[Figure scripts]
= = = = = = =

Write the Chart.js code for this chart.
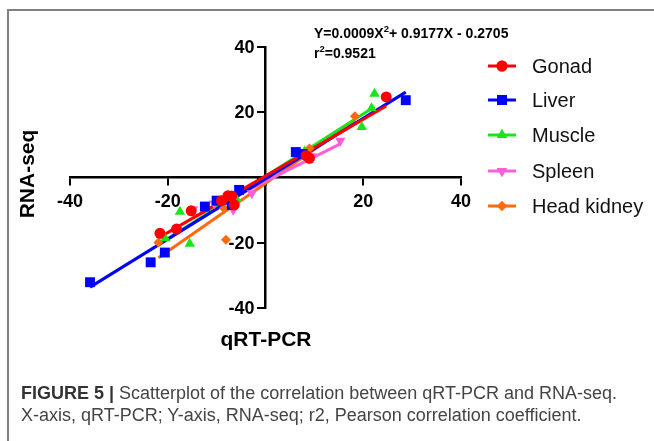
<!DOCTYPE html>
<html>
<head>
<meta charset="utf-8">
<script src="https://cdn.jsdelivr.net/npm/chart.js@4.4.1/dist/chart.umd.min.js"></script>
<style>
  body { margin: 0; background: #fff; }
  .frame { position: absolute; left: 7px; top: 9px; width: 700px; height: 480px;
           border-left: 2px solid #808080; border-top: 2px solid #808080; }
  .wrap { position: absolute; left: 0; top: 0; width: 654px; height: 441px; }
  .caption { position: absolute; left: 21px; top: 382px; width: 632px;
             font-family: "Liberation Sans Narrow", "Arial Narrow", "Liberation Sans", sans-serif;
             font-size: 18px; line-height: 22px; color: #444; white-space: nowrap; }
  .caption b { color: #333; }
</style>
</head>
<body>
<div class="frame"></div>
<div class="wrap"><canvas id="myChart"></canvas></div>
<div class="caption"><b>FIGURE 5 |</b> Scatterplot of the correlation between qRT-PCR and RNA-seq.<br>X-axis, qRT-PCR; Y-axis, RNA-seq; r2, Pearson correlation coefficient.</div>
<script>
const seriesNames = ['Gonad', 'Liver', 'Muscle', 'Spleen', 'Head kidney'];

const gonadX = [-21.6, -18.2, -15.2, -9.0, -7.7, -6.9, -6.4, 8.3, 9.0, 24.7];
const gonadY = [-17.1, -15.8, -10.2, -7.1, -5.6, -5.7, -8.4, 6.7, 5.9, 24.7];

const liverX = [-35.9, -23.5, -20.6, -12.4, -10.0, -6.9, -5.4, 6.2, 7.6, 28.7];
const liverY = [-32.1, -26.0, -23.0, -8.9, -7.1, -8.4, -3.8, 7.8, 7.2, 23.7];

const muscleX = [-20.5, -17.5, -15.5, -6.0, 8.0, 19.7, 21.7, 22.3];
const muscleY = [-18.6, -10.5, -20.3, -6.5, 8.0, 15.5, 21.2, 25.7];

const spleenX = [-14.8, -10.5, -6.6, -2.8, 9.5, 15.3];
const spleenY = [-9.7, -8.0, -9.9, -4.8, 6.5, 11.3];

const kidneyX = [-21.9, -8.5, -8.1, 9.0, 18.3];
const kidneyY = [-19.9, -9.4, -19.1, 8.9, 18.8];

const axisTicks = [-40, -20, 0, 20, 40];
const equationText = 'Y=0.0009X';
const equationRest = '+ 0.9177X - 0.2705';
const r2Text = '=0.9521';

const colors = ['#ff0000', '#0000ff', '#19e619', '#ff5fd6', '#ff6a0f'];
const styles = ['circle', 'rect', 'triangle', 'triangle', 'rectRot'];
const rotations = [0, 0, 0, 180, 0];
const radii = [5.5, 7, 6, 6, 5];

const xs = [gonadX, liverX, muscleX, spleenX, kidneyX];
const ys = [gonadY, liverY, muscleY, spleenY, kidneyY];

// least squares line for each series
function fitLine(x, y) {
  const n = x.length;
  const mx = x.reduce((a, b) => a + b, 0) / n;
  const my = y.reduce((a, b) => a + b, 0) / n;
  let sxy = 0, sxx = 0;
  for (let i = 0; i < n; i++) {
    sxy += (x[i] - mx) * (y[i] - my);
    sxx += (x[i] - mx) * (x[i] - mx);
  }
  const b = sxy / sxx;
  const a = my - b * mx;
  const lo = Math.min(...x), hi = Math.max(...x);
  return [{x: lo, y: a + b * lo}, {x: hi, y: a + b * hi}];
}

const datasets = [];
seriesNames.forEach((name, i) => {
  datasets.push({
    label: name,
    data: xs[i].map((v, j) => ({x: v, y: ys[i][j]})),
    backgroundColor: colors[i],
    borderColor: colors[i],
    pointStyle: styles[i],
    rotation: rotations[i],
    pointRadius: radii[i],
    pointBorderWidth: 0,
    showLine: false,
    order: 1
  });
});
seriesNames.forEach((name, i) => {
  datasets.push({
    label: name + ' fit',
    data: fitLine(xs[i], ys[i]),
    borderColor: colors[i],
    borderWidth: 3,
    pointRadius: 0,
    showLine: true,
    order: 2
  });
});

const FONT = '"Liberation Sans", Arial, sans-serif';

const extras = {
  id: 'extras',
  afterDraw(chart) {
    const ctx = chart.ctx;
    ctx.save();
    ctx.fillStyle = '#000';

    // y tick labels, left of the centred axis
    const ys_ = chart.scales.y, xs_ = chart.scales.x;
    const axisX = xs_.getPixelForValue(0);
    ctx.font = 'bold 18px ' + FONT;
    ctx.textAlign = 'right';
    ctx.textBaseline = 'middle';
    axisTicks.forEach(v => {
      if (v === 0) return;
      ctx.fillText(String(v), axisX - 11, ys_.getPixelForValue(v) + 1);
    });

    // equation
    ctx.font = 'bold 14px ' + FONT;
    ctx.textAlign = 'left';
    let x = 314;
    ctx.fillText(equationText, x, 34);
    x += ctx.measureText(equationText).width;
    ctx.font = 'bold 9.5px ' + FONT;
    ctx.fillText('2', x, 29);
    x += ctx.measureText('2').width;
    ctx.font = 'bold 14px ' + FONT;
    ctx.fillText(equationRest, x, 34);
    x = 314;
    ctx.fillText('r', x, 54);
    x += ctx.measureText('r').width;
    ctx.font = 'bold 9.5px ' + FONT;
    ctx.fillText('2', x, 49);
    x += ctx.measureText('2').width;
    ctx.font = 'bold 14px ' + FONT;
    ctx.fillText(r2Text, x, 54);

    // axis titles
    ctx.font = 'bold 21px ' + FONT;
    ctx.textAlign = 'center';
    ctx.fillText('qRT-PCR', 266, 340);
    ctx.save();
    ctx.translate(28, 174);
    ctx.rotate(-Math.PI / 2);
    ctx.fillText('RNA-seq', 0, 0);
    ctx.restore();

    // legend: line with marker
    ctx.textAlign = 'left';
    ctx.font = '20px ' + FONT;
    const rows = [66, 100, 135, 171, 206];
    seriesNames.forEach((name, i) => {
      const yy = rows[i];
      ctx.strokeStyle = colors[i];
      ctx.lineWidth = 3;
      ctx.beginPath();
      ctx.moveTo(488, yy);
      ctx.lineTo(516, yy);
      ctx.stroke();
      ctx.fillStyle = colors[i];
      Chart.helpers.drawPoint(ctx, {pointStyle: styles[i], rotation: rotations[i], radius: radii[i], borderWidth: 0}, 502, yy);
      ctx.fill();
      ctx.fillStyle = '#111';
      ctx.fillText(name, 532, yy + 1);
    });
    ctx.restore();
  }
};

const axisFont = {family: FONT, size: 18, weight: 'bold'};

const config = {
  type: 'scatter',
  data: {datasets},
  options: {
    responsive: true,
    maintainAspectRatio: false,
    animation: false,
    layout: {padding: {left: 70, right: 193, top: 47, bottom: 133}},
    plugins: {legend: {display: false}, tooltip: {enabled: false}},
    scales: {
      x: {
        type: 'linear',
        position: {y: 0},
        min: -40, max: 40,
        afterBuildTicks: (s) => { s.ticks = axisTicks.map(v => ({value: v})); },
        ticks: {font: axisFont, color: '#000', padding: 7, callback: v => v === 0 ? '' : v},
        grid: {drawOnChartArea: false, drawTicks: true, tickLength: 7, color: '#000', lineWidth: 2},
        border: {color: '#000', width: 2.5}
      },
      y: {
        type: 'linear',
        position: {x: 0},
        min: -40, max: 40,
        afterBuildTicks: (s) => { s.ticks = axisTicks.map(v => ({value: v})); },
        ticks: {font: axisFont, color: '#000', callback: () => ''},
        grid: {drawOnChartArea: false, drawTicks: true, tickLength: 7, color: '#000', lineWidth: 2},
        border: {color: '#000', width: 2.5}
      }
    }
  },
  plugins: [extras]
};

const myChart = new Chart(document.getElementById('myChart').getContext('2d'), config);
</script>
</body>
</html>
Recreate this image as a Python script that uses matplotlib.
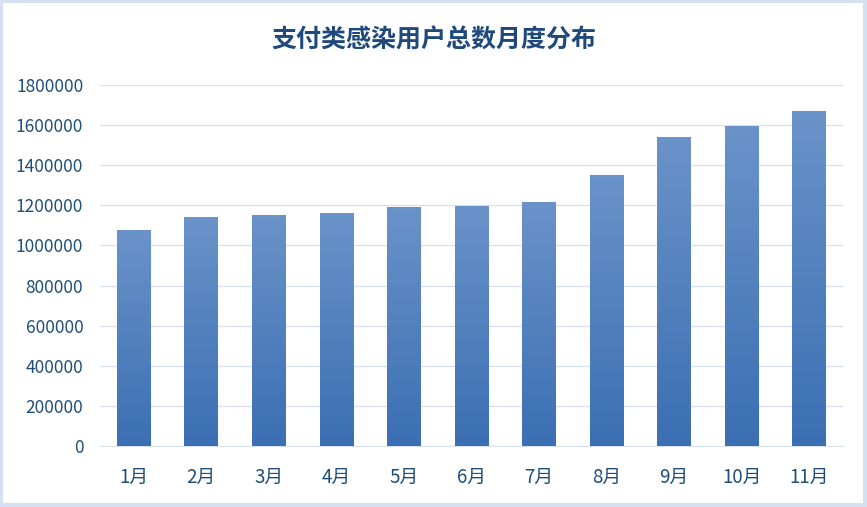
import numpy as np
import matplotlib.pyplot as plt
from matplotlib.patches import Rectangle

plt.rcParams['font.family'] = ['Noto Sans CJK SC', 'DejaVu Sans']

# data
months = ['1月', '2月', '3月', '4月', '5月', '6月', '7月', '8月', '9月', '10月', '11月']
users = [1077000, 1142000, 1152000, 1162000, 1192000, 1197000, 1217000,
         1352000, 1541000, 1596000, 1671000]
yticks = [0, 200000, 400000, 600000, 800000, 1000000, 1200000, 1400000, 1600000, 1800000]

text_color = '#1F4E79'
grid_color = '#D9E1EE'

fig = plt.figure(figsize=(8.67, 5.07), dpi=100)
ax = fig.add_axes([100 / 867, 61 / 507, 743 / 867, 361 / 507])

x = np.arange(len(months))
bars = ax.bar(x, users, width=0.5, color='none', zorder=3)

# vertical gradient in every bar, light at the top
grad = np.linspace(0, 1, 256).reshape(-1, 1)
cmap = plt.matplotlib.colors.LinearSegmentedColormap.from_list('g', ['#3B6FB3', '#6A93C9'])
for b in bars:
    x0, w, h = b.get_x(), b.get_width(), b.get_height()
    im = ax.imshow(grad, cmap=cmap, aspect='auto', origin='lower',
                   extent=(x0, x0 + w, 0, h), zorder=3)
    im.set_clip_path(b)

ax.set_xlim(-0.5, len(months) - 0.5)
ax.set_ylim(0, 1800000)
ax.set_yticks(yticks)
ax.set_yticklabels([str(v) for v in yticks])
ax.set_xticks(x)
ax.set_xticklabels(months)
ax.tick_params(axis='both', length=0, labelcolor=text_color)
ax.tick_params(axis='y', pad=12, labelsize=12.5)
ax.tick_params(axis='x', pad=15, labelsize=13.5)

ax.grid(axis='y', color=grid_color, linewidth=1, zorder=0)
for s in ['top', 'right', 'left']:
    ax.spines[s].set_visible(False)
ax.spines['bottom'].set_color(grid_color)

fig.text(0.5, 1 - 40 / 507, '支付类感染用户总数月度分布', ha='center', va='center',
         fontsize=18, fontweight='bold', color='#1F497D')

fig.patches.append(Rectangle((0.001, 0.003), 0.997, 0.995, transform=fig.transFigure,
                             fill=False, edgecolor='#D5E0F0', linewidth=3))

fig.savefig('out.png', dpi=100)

= = = = = = =

## Set task
From the first line of the entries above down to the line holding "7.8, 7.2, 23.7];", quote each line exactly and nothing else, skipping pictures.

## Solution
Write the Chart.js code for this chart.
<!DOCTYPE html>
<html>
<head>
<meta charset="utf-8">
<script src="https://cdn.jsdelivr.net/npm/chart.js@4.4.1/dist/chart.umd.min.js"></script>
<style>
  body { margin: 0; background: #fff; }
  .frame { position: absolute; left: 7px; top: 9px; width: 700px; height: 480px;
           border-left: 2px solid #808080; border-top: 2px solid #808080; }
  .wrap { position: absolute; left: 0; top: 0; width: 654px; height: 441px; }
  .caption { position: absolute; left: 21px; top: 382px; width: 632px;
             font-family: "Liberation Sans Narrow", "Arial Narrow", "Liberation Sans", sans-serif;
             font-size: 18px; line-height: 22px; color: #444; white-space: nowrap; }
  .caption b { color: #333; }
</style>
</head>
<body>
<div class="frame"></div>
<div class="wrap"><canvas id="myChart"></canvas></div>
<div class="caption"><b>FIGURE 5 |</b> Scatterplot of the correlation between qRT-PCR and RNA-seq.<br>X-axis, qRT-PCR; Y-axis, RNA-seq; r2, Pearson correlation coefficient.</div>
<script>
const seriesNames = ['Gonad', 'Liver', 'Muscle', 'Spleen', 'Head kidney'];

const gonadX = [-21.6, -18.2, -15.2, -9.0, -7.7, -6.9, -6.4, 8.3, 9.0, 24.7];
const gonadY = [-17.1, -15.8, -10.2, -7.1, -5.6, -5.7, -8.4, 6.7, 5.9, 24.7];

const liverX = [-35.9, -23.5, -20.6, -12.4, -10.0, -6.9, -5.4, 6.2, 7.6, 28.7];
const liverY = [-32.1, -26.0, -23.0, -8.9, -7.1, -8.4, -3.8, 7.8, 7.2, 23.7];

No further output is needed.